» **TASK OBJECTIVE**:
Extract the lines of the material below, beginning with the first and ending with the line that holds "const data = labels.map((name, i)". Skip every picture.

(Saved data entries)
------
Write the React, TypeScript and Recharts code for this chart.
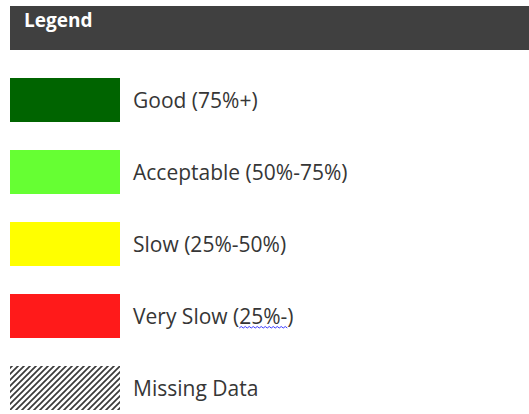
import { useLayoutEffect, useRef, useState } from 'react';
import { Bar, BarChart, Cell, LabelList, XAxis, YAxis } from 'recharts';

// legend entries, top to bottom
const labels = ['Good (75%+)', 'Acceptable (50%-75%)', 'Slow (25%-50%)', 'Very Slow (25%-)', 'Missing Data'];
const colors = ['#006400', '#66ff33', '#ffff00', '#ff1a1a', 'url(#hatch)'];
const swatchValues = [1, 1, 1, 1, 1];
// word flagged by the spell checker (squiggly underline), and where
const flaggedLabel = 'Very Slow (25%-)';
const flagged = '25%-';

const FONT = '"Open Sans", "Noto Sans", sans-serif';
const TEXT = '#363636';

const data = labels.map((name, i) => ({ name, value: swatchValues[i], fill: colors[i] }));

function Squiggle({ x0, x1, y }: { x0: number; x1: number; y: number }) {
  let d = `M${x0},${y}`;
  let up = true;
  for (let x = x0 + 2; x <= x1; x += 2) {
    d += ` L${x},${up ? y - 1.5 : y}`;
    up = !up;
  }
  return <path d={d} fill="none" stroke="#3b3bff" strokeWidth={1} />;
}

function SwatchLabel(props: any) {
  const { x, y, width, height, value } = props;
  const tx = Number(x) + Number(width) + 13;
  const ty = Number(y) + Number(height) / 2 + 8;
  const ref = useRef<SVGTextElement>(null);
  const [span, setSpan] = useState<[number, number] | null>(null);
  const idx = value === flaggedLabel ? String(value).indexOf(flagged) : -1;

  useLayoutEffect(() => {
    if (idx < 0 || !ref.current) return;
    const el = ref.current;
    const a = idx > 0 ? el.getSubStringLength(0, idx) : 0;
    const b = el.getSubStringLength(idx, flagged.length);
    setSpan([tx + a, tx + a + b]);
  }, [idx, tx]);

  return (
    <g>
      <text ref={ref} x={tx} y={ty} fill={TEXT} fontSize={21} fontFamily={FONT}>
        {value}
      </text>
      {span && <Squiggle x0={span[0]} x1={span[1]} y={ty + 4} />}
    </g>
  );
}

export default function App() {
  return (
    <div
      style={{
        position: 'absolute',
        left: 0,
        top: 0,
        width: 529,
        height: 414,
        overflow: 'hidden',
        background: '#fff',
      }}
    >
      {/* header bar */}
      <div
        style={{
          position: 'absolute',
          left: 10,
          top: 6,
          width: 519,
          height: 44,
          background: '#404040',
        }}
      >
        <span
          style={{
            position: 'absolute',
            left: 14,
            top: 5,
            color: '#fff',
            fontFamily: FONT,
            fontWeight: 700,
            fontSize: 19,
            lineHeight: 1,
          }}
        >
          Legend
        </span>
      </div>

      <div style={{ position: 'absolute', left: 0, top: 0 }}>
        <BarChart
          width={529}
          height={424}
          layout="vertical"
          data={data}
          margin={{ top: 64, right: 409, bottom: 0, left: 10 }}
          barSize={44}
        >
          <defs>
            <pattern id="hatch" patternUnits="userSpaceOnUse" width={6} height={6}>
              <rect width={6} height={6} fill="#fff" />
              <path d="M0,6 L6,0 M-1.5,1.5 L1.5,-1.5 M4.5,7.5 L7.5,4.5" stroke="#3a3a3a" strokeWidth={1.7} />
            </pattern>
          </defs>
          <XAxis type="number" domain={[0, 1]} hide />
          <YAxis type="category" dataKey="name" hide />
          <Bar dataKey="value" isAnimationActive={false}>
            {data.map((d) => (
              <Cell key={d.name} fill={d.fill} />
            ))}
            <LabelList dataKey="name" content={<SwatchLabel />} />
          </Bar>
        </BarChart>
      </div>
    </div>
  );
}
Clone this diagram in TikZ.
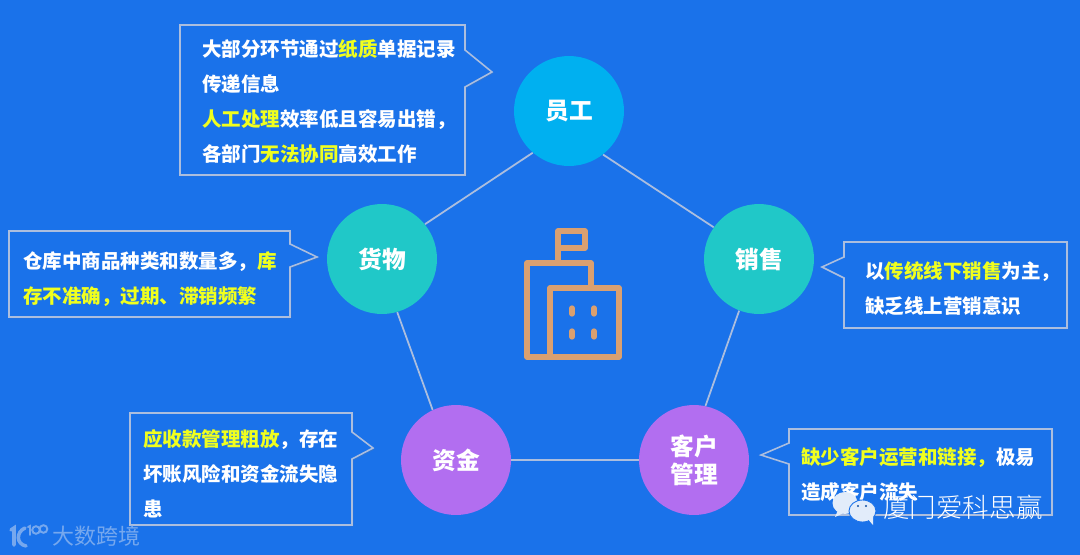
\documentclass[tikz,border=0pt]{standalone}
\usepackage{fontspec}
\setmainfont{Noto Sans CJK SC}
\newfontfamily\lightcjk{Noto Sans CJK SC Light}
\usetikzlibrary{shadows}
\definecolor{bgblue}{RGB}{26, 114, 234}
\definecolor{edgegray}{RGB}{172, 190, 222}
\definecolor{markyellow}{RGB}{240, 255, 30}
\definecolor{skyfill}{RGB}{0, 176, 240}
\definecolor{tealfill}{RGB}{32, 200, 200}
\definecolor{violetfill}{RGB}{178, 110, 240}
\definecolor{iconorange}{RGB}{218, 160, 112}
\definecolor{logoblue}{RGB}{118, 168, 238}
\definecolor{bubblewhite}{RGB}{226, 236, 250}
\newcommand{\hl}[1]{\textcolor{markyellow}{#1}}
\tikzset{
    topic/.style={circle, minimum size=2.2cm, inner sep=0pt, text=white, align=center,
        font=\bfseries\fontsize{13.5}{16}\selectfont},
    spoke/.style={edgegray, line width=1pt},
    calloutbox/.style={draw=edgegray, fill=bgblue, line width=0.9pt,
        drop shadow={shadow xshift=0.8pt, shadow yshift=-0.8pt, opacity=0.2}},
    callouttext/.style={anchor=west, inner sep=0pt, text=white, align=left,
        font=\bfseries\fontsize{11.1}{20}\selectfont},
    iconline/.style={iconorange, line width=3pt, line join=round, line cap=round},
    logoline/.style={logoblue, line width=2pt, line cap=round},
    bubble/.style={fill=bubblewhite, draw=bgblue, line width=0.5pt},
}

\begin{document}
\begin{tikzpicture}[x=0.02cm, y=-0.02cm]

    \fill[bgblue] (0, 0) rectangle (1080, 555);

    % topics
    \node[topic, fill=skyfill] (staff) at (569, 111) {员工};
    \node[topic, fill=tealfill] (goods) at (382, 259) {货物};
    \node[topic, fill=tealfill] (sales) at (759, 259) {销售};
    \node[topic, fill=violetfill] (funds) at (456, 460) {资金};
    \node[topic, fill=violetfill] (clients) at (694, 460) {客户\\管理};

    \draw[spoke] (staff.308) -- (sales.145);
    \draw[spoke] (sales.249) -- (clients.78);
    \draw[spoke] (clients.west) -- (funds.east);
    \draw[spoke] (funds.115) -- (goods.286);
    \draw[spoke] (goods.39) -- (staff.229);

    % callouts
    \draw[calloutbox] (180, 25) -- (465, 25) -- (465, 50) -- (492, 72) -- (465, 87)
        -- (465, 175) -- (180, 175) -- cycle;
    \node[callouttext] (stafftext) at (202, 101.5)
        {大部分环节通过\hl{纸质}单据记录\\传递信息\\\hl{人工处理}效率低且容易出错，\\各部门\hl{无法协同}高效工作};

    \draw[calloutbox] (9, 231) -- (290, 231) -- (290, 244) -- (317, 257) -- (290, 267)
        -- (290, 317) -- (9, 317) -- cycle;
    \node[callouttext] (goodstext) at (23, 279)
        {仓库中商品种类和数量多，\hl{库}\\\hl{存不准确，过期、滞销频繁}};

    \draw[calloutbox] (844, 242) -- (1067, 242) -- (1067, 328) -- (844, 328) -- (844, 278)
        -- (822, 267) -- (844, 257) -- cycle;
    \node[callouttext] (salestext) at (865, 289)
        {以\hl{传统线下销售}为主，\\缺乏线上营销意识};

    \draw[calloutbox] (130, 413) -- (352, 413) -- (352, 432) -- (373, 448) -- (352, 459)
        -- (352, 525) -- (130, 525) -- cycle;
    \node[callouttext] (fundstext) at (143, 473.5)
        {\hl{应收款管理粗放}，存在\\坏账风险和资金流失隐\\患};

    \draw[calloutbox] (789, 429) -- (1052, 429) -- (1052, 515) -- (789, 515) -- (789, 464)
        -- (761, 455) -- (789, 443) -- cycle;
    \node[callouttext] (clientstext) at (801, 474.5)
        {\hl{缺少客户运营和链接，}极易\\造成客户流失};

    % building
    \draw[iconline] (591, 288) -- (591, 263) -- (527, 263) -- (527, 357) -- (550, 357);
    \draw[iconline] (550, 288) rectangle (619, 357);
    \draw[iconline] (558, 263) -- (558, 231) -- (585, 231) -- (585, 248) -- (558, 248);
    \foreach \wx in {572, 594}
        \foreach \wy in {311, 334}
            \draw[iconline] (\wx, \wy - 3) -- (\wx, \wy + 3);

    % marks
    \fill[bubblewhite] (838, 510) -- (835, 517) -- (846, 512) -- cycle;
    \fill[bubblewhite] (845, 503) ellipse (12.5 and 11);
    \filldraw[bubble] (862.5, 511) ellipse (13.5 and 11);
    \fill[bubblewhite] (867, 518) -- (873, 525) -- (873, 515) -- cycle;
    \fill[bgblue!70!black] (858, 506) circle (1.2) (866, 506) circle (1.2);
    \node[anchor=west, inner sep=0pt, text=white, font=\lightcjk\fontsize{15.1}{15}\selectfont]
        (wechatname) at (883, 507) {厦门爱科思赢};

    \draw[logoline] (11, 530) -- (14, 528) -- (14, 545);
    \draw[logoline] (25, 528) .. controls (16, 532) and (16, 544) .. (26, 546);
    \draw[logoline, line width=1.1pt] (28, 527) -- (30, 526) -- (30, 535);
    \draw[logoline, line width=1.1pt] (36, 530) circle (3.8) (43.5, 529) circle (3.8);
    \node[anchor=west, inner sep=0pt, text=logoblue, font=\fontsize{12.5}{12.5}\selectfont]
        (logoname) at (52, 536) {大数跨境};

\end{tikzpicture}
\end{document}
------
» **THE RESULT**:
Write the React, TypeScript and Recharts code for this chart.
import { useLayoutEffect, useRef, useState } from 'react';
import { Bar, BarChart, Cell, LabelList, XAxis, YAxis } from 'recharts';

// legend entries, top to bottom
const labels = ['Good (75%+)', 'Acceptable (50%-75%)', 'Slow (25%-50%)', 'Very Slow (25%-)', 'Missing Data'];
const colors = ['#006400', '#66ff33', '#ffff00', '#ff1a1a', 'url(#hatch)'];
const swatchValues = [1, 1, 1, 1, 1];
// word flagged by the spell checker (squiggly underline), and where
const flaggedLabel = 'Very Slow (25%-)';
const flagged = '25%-';

const FONT = '"Open Sans", "Noto Sans", sans-serif';
const TEXT = '#363636';

const data = labels.map((name, i) => ({ name, value: swatchValues[i], fill: colors[i] }));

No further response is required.